NAKED AND UNAFRAID TO THERMOREGULATE
For University of Ottawa researcher Matthew Pamenter, naked mole rats were the perfect candidate to explore how animals have evolved to live in very low levels of oxygen (hypoxic environments). His research, titled “Naked mole-rat brown fat thermogenesis is diminished during hypoxia through a rapid decrease in UCP1,” was published in Nature Communications.
This week, Pamenter interviewed with the Fulcrum to explain this mechanism that enables mole rats to decrease their body temperature in hypoxia.
How do naked mole rats create hypoxic environments?
According to the researcher, mole rats are a eusocial species, meaning that they live together in a colony, and at one time there could be hundreds of them living together. Mole rats tend to burrow underground and create a vast network of tunnels.
When a lot of animals live in a small and confined space, “they’re first breathing and thus use up the oxygen. It’s thought that they create a hypoxic environment for themselves within their nest chamber. As they leave their nests through the tunnel systems they enter a normoxic environment where there is more oxygen,” said Pamenter.
As a result, mole rats live in and out of hypoxic environments and experience intermittent hypoxic stress.
How do most hypoxia-tolerant animals survive?
Pamenter explained that “we [humans] use oxygen at the mitochondrial level to generate aerobic energy, so to make ATP (energy) that our cells need. When we don’t have enough oxygen our cells can’t produce energy.”
This means that we can either increase the anaerobic metabolic pathways which is when we produce ATP without oxygen or we can turn down our metabolic demand. For naked mole rats, thermoregulation is one of the most energetically expensive processes. Since they lack fur, it’s difficult for them to maintain their body temperature.
What Pamenter found in previous studies looking at what mole rats do with their body temperature in hypoxic conditions was that they do in fact decrease their body temperature in hypoxia. In his most recent study, he examines the mechanism that explains the phenomenon that allows mole rats to reduce their body temperature in hypoxic environments.

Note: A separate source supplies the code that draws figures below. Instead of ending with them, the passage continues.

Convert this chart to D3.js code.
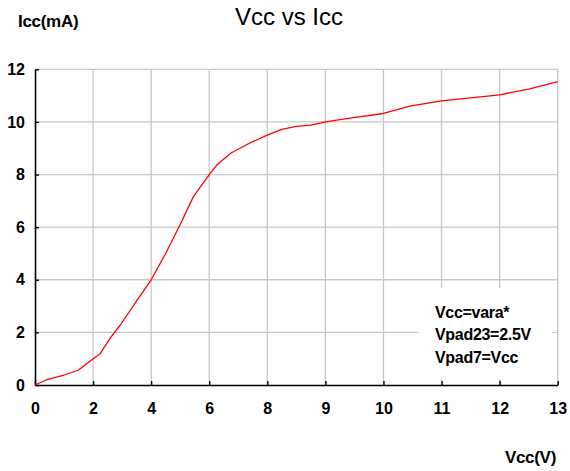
<!DOCTYPE html>
<html>
<head>
<meta charset="utf-8">
<script src="https://cdn.jsdelivr.net/npm/d3@7"></script>
<style>
	body { margin: 0; background: #fff; }
	svg { display: block; font-family: "Liberation Sans", Arial, Helvetica, sans-serif; }
</style>
</head>
<body>
<div id="chart"></div>
<script>
(function () {
	'use strict';

	// Vcc (V) tick values - axis spacing is equal per tick, not linear
	var xTicks = [0, 2, 4, 6, 8, 9, 10, 11, 12, 13];
	var yTicks = [0, 2, 4, 6, 8, 10, 12];

	// measured curve
	var vcc = [0, 0.4, 1.0, 1.5, 1.95, 2.25, 2.6, 2.95, 3.5, 4.0, 4.5, 5.0, 5.45, 6.0, 6.25, 6.75, 7.4, 8.0, 8.25, 8.5, 8.75, 9.0, 9.45, 10.0, 10.45, 11.0, 12.0, 12.5, 13.0];
	var icc = [0, 0.2, 0.38, 0.57, 0.95, 1.2, 1.8, 2.3, 3.2, 4.0, 5.0, 6.1, 7.15, 8.0, 8.35, 8.82, 9.2, 9.5, 9.72, 9.83, 9.88, 10.0, 10.15, 10.32, 10.6, 10.8, 11.03, 11.25, 11.53];

	var notes = ["Vcc=vara*", "Vpad23=2.5V", "Vpad7=Vcc"];

	var width = 570, height = 471;
	var margin = {left: 35, top: 69.3, right: 12.3, bottom: 86};
	var w = width - margin.left - margin.right;
	var h = height - margin.top - margin.bottom;

	var svg = d3.select("#chart")
		.append("svg")
		.attr("width", width)
		.attr("height", height);

	// piecewise scale: each tick interval gets the same width
	var x = d3.scaleLinear()
		.domain(xTicks)
		.range(xTicks.map(function(d, i) { return i * w / (xTicks.length - 1); }));
	var y = d3.scaleLinear().domain([0, 12]).range([h, 0]);

	var g = svg.append("g").attr("transform", "translate(" + margin.left + "," + margin.top + ")");

	// grid
	g.append("g").selectAll("line.gx").data(xTicks.slice(1)).enter()
		.append("line")
		.attr("x1", x).attr("x2", x)
		.attr("y1", 0).attr("y2", h)
		.attr("stroke", "#c8c8c8")
		.attr("stroke-width", 1.3);
	g.append("g").selectAll("line.gy").data(yTicks.slice(1)).enter()
		.append("line")
		.attr("x1", 0).attr("x2", w)
		.attr("y1", y).attr("y2", y)
		.attr("stroke", "#c8c8c8")
		.attr("stroke-width", 1.3);

	// legend box hides grid behind it
	g.append("rect")
		.attr("x", 383).attr("y", 219)
		.attr("width", 134).attr("height", 91)
		.attr("fill", "#fff");

	// axes with inner ticks
	var xAxis = g.append("g")
		.attr("transform", "translate(0," + h + ")")
		.call(d3.axisBottom(x).tickValues(xTicks).tickSizeInner(-4).tickSizeOuter(0).tickPadding(20).tickFormat(d3.format("d")));
	var yAxis = g.append("g")
		.call(d3.axisLeft(y).tickValues(yTicks).tickSizeInner(-4).tickSizeOuter(0).tickPadding(10).tickFormat(d3.format("d")));

	[xAxis, yAxis].forEach(function(a) {
		a.select(".domain").attr("stroke", "#000").attr("stroke-width", 1.6);
		a.selectAll(".tick line").attr("stroke", "#000").attr("stroke-width", 1.4);
		a.selectAll(".tick text")
			.attr("fill", "#000")
			.style("font-family", "'Liberation Sans', Arial, sans-serif")
			.style("font-size", "16px")
			.style("font-weight", "bold");
	});
	xAxis.selectAll(".tick text").attr("dy", "0.71em").attr("y", 18);
	yAxis.selectAll(".tick text").attr("x", -10);

	// curve
	var line = d3.line()
		.x(function(d) { return x(d[0]); })
		.y(function(d) { return y(d[1]); });

	g.append("path")
		.datum(d3.zip(vcc, icc))
		.attr("fill", "none")
		.attr("stroke", "#ff0000")
		.attr("stroke-width", 1.3)
		.attr("stroke-linejoin", "round")
		.attr("d", line);

	// annotation
	g.append("g").selectAll("text").data(notes).enter()
		.append("text")
		.attr("x", 400)
		.attr("y", function(d, i) { return 248.7 + i * 22.5; })
		.attr("font-size", "16px")
		.attr("font-weight", "bold")
		.attr("letter-spacing", "-0.3px")
		.text(function(d) { return d; });

	// titles
	svg.append("text")
		.attr("x", 289).attr("y", 25)
		.attr("text-anchor", "middle")
		.attr("font-size", "24px")
		.text("Vcc vs Icc");
	svg.append("text")
		.attr("x", 18).attr("y", 27)
		.attr("font-size", "17px")
		.attr("font-weight", "bold")
		.attr("letter-spacing", "-0.3px")
		.text("Icc(mA)");
	svg.append("text")
		.attr("x", 556).attr("y", 463)
		.attr("text-anchor", "end")
		.attr("font-size", "17px")
		.attr("font-weight", "bold")
		.attr("letter-spacing", "-0.3px")
		.text("Vcc(V)");
}());
</script>
</body>
</html>
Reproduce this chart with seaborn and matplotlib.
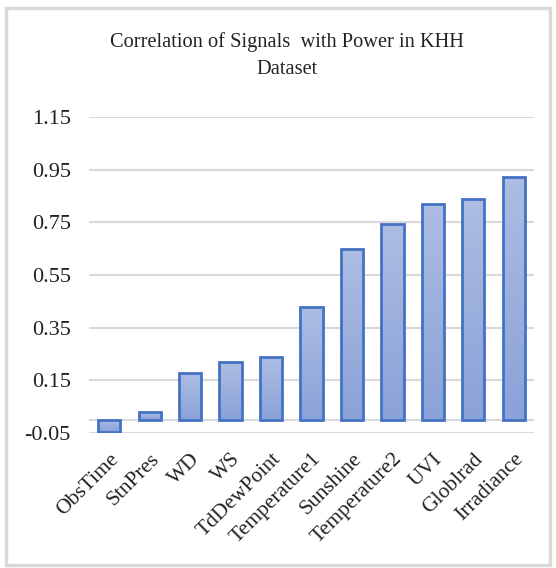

Understanding the mechanism
According to Pamenter, small rodents have a fat tissue called brown fat, which contains specialized mitochondria that contain a protein called uncoupling protein one (UCP1). During the process of oxidative phosphorylation (a metabolic pathway), the electron transport chain and mitochondria pump protons across the mitochondrial membrane. In doing so, they build up a proton motive force, stored as potential energy.
He continued, “think of this as like a sump pump, which is pumping protons to an elevated level (creating a proton gradient) and then the ATP synthase uses that to phosphorylate, ADP to ATP. This is the mechanism that our cells use to make ATP.”
Now consider the uncoupling protein, which “essentially puts a bunch of holes in that membrane that lets the protons just flow back across it without actually generating ATP. By uncoupling the hydrogen gradient from ATP production, you get this futile cycle where the mitochondria are constantly pumping protons, and then they’re leaking back across. As a result, this generates heat and so these fat cells generate heat, and this is called non-shivering thermogenesis.”
When small rodents need to produce heat they are able to turn these proteins (UPC 1 in brown fat) on, and by doing so they generate lots of heat in the regions containing this specialized fat. This process is called non-shivering thermogenesis due to the fact that the rodents can produce heat without making the muscle shiver.
Contrast this process with humans: when we are cold our bodies will shiver and our muscles will twitch, generating heat.
What were the findings of this study?
Most interestingly, according to the researcher, “mole rats do express this protein (UCP1) in their brown fat, but when they’re in hypoxia this protein is downregulated very rapidly from their brown fat membranes. This correlates with a decrease in heat production in their interscapular region (between the shoulder blades).”
Now consider mice, who take three to four days for those proteins to be cycled and removed from the membrane.
In addition to describing the mechanism which explains how naked mole rats can save energy to survive in hypoxia, Pamenter and his team studied several different but related species of mole rats that lived in South Africa.
What they found was that “in other social species [the ones found in South Africa] UCP1 also decreased with hypoxia quite quickly. Whereas in a solitary species it didn’t. This suggests that the ability to turn off UCP1 so fast and so much faster than mice may have evolved preferentially in the social species.”
What’s next for Pamenter?
In the future, Pamenter is looking forward to examining pathways in the brain to see if there are changes in the mitochondrial networks and how this impacts mitochondrial energetics, which may support hypoxia tolerance and improved energy production in brain tissue in hypoxia.